The first settlements we pass after crossing from Lebanon into Syria are geometric heaps of concrete blocks against the pinkish soil. One or two blocks of flats are painted yellow or orange, but the general effect is tone on tone grey. On top of the blunt square tops of the housing blocks, a multitude of satellite dishes bristle in perfect alignment. They are as much part of the general form as the spines of a hedgehog. Red water tanks add a splash of colour to an otherwise drab landscape.
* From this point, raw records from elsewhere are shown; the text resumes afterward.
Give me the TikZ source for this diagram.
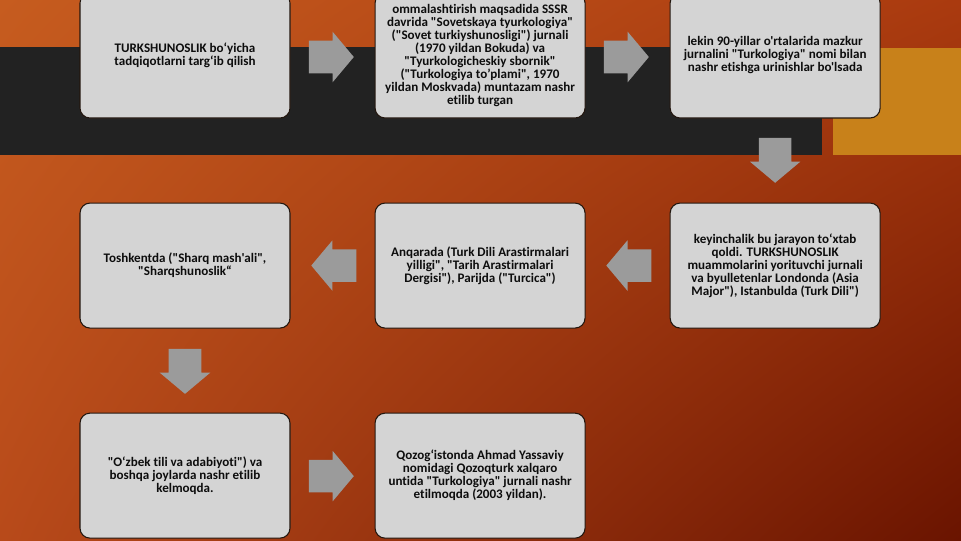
\documentclass[tikz,border=0pt]{standalone}
\usepackage{fontspec}
\newfontfamily\boxfont{Carlito}[Ligatures=NoCommon]
\usetikzlibrary{positioning,calc,shapes.arrows,shadings}

\definecolor{bgtl}{HTML}{C65C1F}
\definecolor{bgtr}{HTML}{AA3A0F}
\definecolor{bgbl}{HTML}{B84A1A}
\definecolor{bgbr}{HTML}{6A1400}
\definecolor{bandblack}{HTML}{222222}
\definecolor{bandorange}{HTML}{C8811A}
\definecolor{boxgray}{HTML}{D4D4D4}
\definecolor{boxline}{HTML}{22160E}
\definecolor{arrowgray}{HTML}{9B9B9B}

\tikzset{
  stepbox/.style={draw=boxline, fill=boxgray, line width=0.8pt,
    rounded corners=7.5pt, minimum width=157.5pt, minimum height=93.75pt,
    align=center, text=black!95,
    font=\boxfont\bfseries\fontsize{9.8}{9.75}\selectfont},
  blockarrow/.style={single arrow, fill=arrowgray, draw=none, anchor=tail,
    minimum height=33.75pt, inner xsep=0pt, inner ysep=12pt,
    single arrow head extend=6.75pt, single arrow tip angle=100},
}

\begin{document}
\begin{tikzpicture}[x=0.75pt, y=-0.75pt]
    \useasboundingbox (0,0) rectangle (961,540);

    % Background
    \shade[upper left=bgtl, upper right=bgtr, lower left=bgbl, lower right=bgbr]
      (0,0) rectangle (961,540);
    \fill[bandblack] (0,47) rectangle (822,155);
    \fill[bandorange] (833,48) rectangle (961,155);

    % Steps
    \node[stepbox] (s1) at (185,55.5) {TURKSHUNOSLIK bo‘yicha\\tadqiqotlarni targ‘ib qilish};
    \node[stepbox, right=63pt of s1] (s2) {ommalashtirish maqsadida SSSR\\davrida "Sovetskaya tyurkologiya"\\("Sovet turkiyshunosligi") jurnali\\(1970 yildan Bokuda) va\\"Tyurkologicheskiy sbornik"\\("Turkologiya to’plami", 1970\\yildan Moskvada) muntazam nashr\\etilib turgan};
    \node[stepbox, right=63pt of s2] (s3) {lekin 90-yillar o'rtalarida mazkur\\jurnalini "Turkologiya" nomi bilan\\nashr etishga urinishlar bo'lsada};
    \node[stepbox, below=63pt of s3] (s4) {keyinchalik bu jarayon to‘xtab\\qoldi. TURKSHUNOSLIK\\muammolarini yorituvchi jurnali\\va byulletenlar Londonda (Asia\\Major"), Istanbulda (Turk Dili")};
    \node[stepbox, left=63pt of s4] (s5) {Anqarada (Turk Dili Arastirmalari\\yilligi", "Tarih Arastirmalari\\Dergisi"), Parijda ("Turcica")};
    \node[stepbox, left=63pt of s5] (s6) {Toshkentda ("Sharq mash'ali",\\"Sharqshunoslik“};
    \node[stepbox, below=63pt of s6] (s7) {"O‘zbek tili va adabiyoti") va\\boshqa joylarda nashr etilib\\kelmoqda.};
    \node[stepbox, right=63pt of s7] (s8) {Qozog‘istonda Ahmad Yassaviy\\nomidagi Qozoqturk xalqaro\\untida "Turkologiya" jurnali nashr\\etilmoqda (2003 yildan).};

    % Arrows
    \node[blockarrow] (a12) at ($(s1.east)+(18,1.5)$) {};
    \node[blockarrow] (a23) at ($(s2.east)+(18,1.5)$) {};
    \node[blockarrow, rotate=-90] (a34) at ($(s3.south)+(0,19)$) {};
    \node[blockarrow, rotate=180] (a45) at ($(s4.west)+(-18,0)$) {};
    \node[blockarrow, rotate=180] (a56) at ($(s5.west)+(-18,0)$) {};
    \node[blockarrow, rotate=-90] (a67) at ($(s6.south)+(0,20)$) {};
    \node[blockarrow] (a78) at ($(s7.east)+(18,0.5)$) {};
\end{tikzpicture}
\end{document}
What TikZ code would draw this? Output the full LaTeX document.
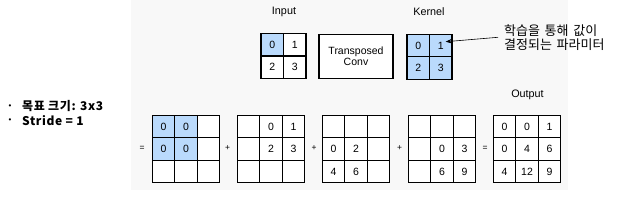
\documentclass[tikz,border=0pt]{standalone}
\usepackage{fontspec}
\setmainfont{Liberation Sans}
\newfontfamily\kr{Noto Sans CJK KR}[WordSpace=1.6]
\newfontfamily\krb{Noto Sans CJK KR}[LetterSpace=5]
\usetikzlibrary{arrows.meta}
\definecolor{bgc}{RGB}{248,248,248}
\definecolor{cb}{RGB}{186,218,252}
\newcommand\cellgrid[5]{%
  \foreach \v/\f [count=\k from 0] in {#5}{%
    \pgfmathtruncatemacro\r{\k/#4}%
    \pgfmathtruncatemacro\c{\k-\r*#4}%
    \node[cell,fill=\f] (#1-\r-\c) at ({#2+(\c+0.5)*22.5},{-(#3+(\r+0.5)*22.5)}) {\v};
  }}
\begin{document}
\begin{tikzpicture}[x=1pt,y=1pt,
  cell/.style={draw=black, line width=1.25pt, minimum size=22.5pt, inner sep=0pt, font=\fontsize{10.5}{12}\selectfont},
  lbl/.style={font=\fontsize{10.8}{12}\selectfont, inner sep=0pt},
  op/.style={font=\fontsize{8.5}{9}\selectfont, inner sep=0pt},
  bul/.style={font=\fontsize{8}{9}\selectfont, inner sep=0pt},
  btxt/.style={font=\krb\bfseries\fontsize{12}{13}\selectfont, inner sep=0pt, anchor=west}]
\useasboundingbox (0,0) rectangle (632,-205);
\fill[bgc] (131,0) rectangle (568,-190);
% top row
\node[lbl] (inlbl) at (284,-12) {Input};
\cellgrid{in}{261}{33.5}{2}{0/cb,1/white,2/white,3/white}
\node[draw=black, line width=1.25pt, fill=white, minimum width=74pt, minimum height=44pt, align=center,
      font=\fontsize{10.5}{11.5}\selectfont, inner sep=0pt] (tconv) at (356,-56.3) {Transposed\\Conv};
\node[lbl] (klbl) at (429,-12) {Kernel};
\cellgrid{k}{407}{34.3}{2}{0/cb,1/cb,2/cb,3/cb}
\node[font=\kr\fontsize{13}{14}\selectfont, align=left, inner xsep=6pt, inner ysep=0pt, anchor=west] (note) at (498,-37.3)
  {학습을 통해 값이\\결정되는 파라미터};
\coordinate (ktip) at (445.7,-41.7);
\draw[-{Stealth[length=6pt,width=4.5pt]}, line width=0.6pt] (note.west) -- (ktip);
% bullets
\node[bul] (b1) at (10,-107) {•};
\node[btxt] (t1) at (22,-106.5) {목표 크기: 3x3};
\node[bul] (b2) at (10,-121) {•};
\node[btxt] (t2) at (22,-120.5) {Stride = 1};
% bottom row
\node[op] (eq1) at (142,-148) {=};
\cellgrid{g1}{152.3}{115.3}{3}{0/cb,0/cb,{}/white,0/cb,0/cb,{}/white,{}/white,{}/white,{}/white}
\node[op] (p1) at (227.5,-148) {+};
\cellgrid{g2}{237.3}{115.3}{3}{{}/white,0/white,1/white,{}/white,2/white,3/white,{}/white,{}/white,{}/white}
\node[op] (p2) at (314,-148) {+};
\cellgrid{g3}{322.3}{115.3}{3}{{}/white,{}/white,{}/white,0/white,2/white,{}/white,4/white,6/white,{}/white}
\node[op] (p3) at (399.5,-148) {+};
\cellgrid{g4}{408.3}{115.3}{3}{{}/white,{}/white,{}/white,{}/white,0/white,3/white,{}/white,6/white,9/white}
\node[op] (eq2) at (485,-148) {=};
\node[lbl] (outlbl) at (527.5,-95) {Output};
\cellgrid{out}{493.3}{115.3}{3}{0/white,0/white,1/white,0/white,4/white,6/white,4/white,12/white,9/white}
\end{tikzpicture}
\end{document}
Once inside the old city of Damascus, everything is as elaborate as the typical inlaid Syrian jewellery boxes. The mosques are built in stripes of contrasting stone, the divans are heavy with embroidery and the panes in each glass lantern are a mix of primary colours. Every opening in the souq is a chromatic orgy. The glitter of the ‘gold souq’ is rivalled by the sweet stalls laden with candied fruits and other glossily wrapped confections. Heaps of multicoloured spices, fabrics and beads vie for attention. Ornate lamps hang from the high arched ceilings where shafts of sunlight, milky with dust, pierce the cool interior. The souq of Damascus, just off the legendary Straight Street, is considered the oldest authentic souq in the Arab world, a far cry from the tourist-traps of Marrakech. Every day except Friday, the walkways are full of locals shopping, chatting and eating ashta and pistachio ice creams.
With at least one day’s rest a week, combined with a family outing to the mosque (or church for the Christian minority), a strong community feeling, a fair share of sunshine and an abundance of fabulous food, life seems good in Damascus. Crowds of excited exuberant school children pour down the street and the young shoe polishers earn enough to stop for a coffee or ice cream break. Unlike the Palestinians in Lebanon, they are an integral part of normal society and, with age, will move on to other jobs.
Still, one of the polish boys tells us, England is the place to be. That’s where the real work is. What about the days of drizzle, the distance from family, the higher cost of living eating up the higher salary? He shrugs unmoved.
He doesn’t speak English. I imagine him sweeping grey streets in the rain, dwarfed by high rises, eating greasy chips alone in damp digs in front of late night TV. In fact, satellite would probably be the only constant with his current life.
I think of all those dishes distributing their false images of western society, flaunting an artificial ease of living, a perceived affluence, a licence to act on whim and plenty of bare flesh. I think of the pretence of freedom, the unrealistic friendships, the primped and botoxed beauty and the envy they arouse in western and eastern societies alike. Television is a great leveller.